TASK GOAL
Check each line of the entries below for the string "this"; copy every line where it appears.

***** RECORDS FOR THE EXERCISE *****

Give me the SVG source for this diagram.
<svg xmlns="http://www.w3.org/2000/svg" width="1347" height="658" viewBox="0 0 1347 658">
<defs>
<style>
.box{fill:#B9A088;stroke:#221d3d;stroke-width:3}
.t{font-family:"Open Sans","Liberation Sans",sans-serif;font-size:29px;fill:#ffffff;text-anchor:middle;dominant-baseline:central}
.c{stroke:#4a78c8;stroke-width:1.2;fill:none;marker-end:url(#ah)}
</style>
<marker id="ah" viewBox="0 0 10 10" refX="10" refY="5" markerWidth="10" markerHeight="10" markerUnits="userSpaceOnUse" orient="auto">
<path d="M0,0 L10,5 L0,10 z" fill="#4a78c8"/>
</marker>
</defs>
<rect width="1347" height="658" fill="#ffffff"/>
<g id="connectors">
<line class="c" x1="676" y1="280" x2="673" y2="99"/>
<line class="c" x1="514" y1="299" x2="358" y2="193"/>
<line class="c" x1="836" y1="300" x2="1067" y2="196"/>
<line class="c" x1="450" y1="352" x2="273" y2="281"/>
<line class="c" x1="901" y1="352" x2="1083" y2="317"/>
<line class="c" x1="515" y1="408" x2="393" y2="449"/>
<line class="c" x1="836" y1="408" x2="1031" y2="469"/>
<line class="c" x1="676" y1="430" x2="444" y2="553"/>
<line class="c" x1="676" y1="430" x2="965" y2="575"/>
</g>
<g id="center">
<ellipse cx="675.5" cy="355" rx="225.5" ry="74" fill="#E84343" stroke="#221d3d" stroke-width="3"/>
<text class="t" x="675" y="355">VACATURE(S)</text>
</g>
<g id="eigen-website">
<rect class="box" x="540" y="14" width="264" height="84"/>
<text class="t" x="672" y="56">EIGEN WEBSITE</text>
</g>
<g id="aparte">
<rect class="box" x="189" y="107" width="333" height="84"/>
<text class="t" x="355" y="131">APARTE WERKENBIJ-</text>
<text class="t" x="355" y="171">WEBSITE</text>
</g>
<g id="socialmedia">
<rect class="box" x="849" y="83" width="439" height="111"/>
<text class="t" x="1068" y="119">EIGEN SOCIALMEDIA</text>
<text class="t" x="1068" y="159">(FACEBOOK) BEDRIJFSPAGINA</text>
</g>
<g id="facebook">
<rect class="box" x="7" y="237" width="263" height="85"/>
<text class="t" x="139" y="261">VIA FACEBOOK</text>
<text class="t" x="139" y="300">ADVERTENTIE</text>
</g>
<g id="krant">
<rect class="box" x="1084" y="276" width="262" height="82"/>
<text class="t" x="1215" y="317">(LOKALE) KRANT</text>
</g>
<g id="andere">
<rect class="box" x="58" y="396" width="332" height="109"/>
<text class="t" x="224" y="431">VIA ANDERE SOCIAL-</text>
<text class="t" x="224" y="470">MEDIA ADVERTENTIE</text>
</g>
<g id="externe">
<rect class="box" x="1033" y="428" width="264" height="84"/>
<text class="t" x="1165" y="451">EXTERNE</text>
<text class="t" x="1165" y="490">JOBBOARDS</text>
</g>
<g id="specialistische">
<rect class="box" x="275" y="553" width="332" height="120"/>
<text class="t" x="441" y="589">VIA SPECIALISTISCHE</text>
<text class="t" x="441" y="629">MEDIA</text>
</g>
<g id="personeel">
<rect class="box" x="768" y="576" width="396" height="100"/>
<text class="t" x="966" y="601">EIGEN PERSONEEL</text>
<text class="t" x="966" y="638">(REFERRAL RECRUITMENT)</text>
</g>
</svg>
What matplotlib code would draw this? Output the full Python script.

*****

SOLUTION
Give me the SVG source for this diagram.
What matplotlib code would draw this? Output the full Python script.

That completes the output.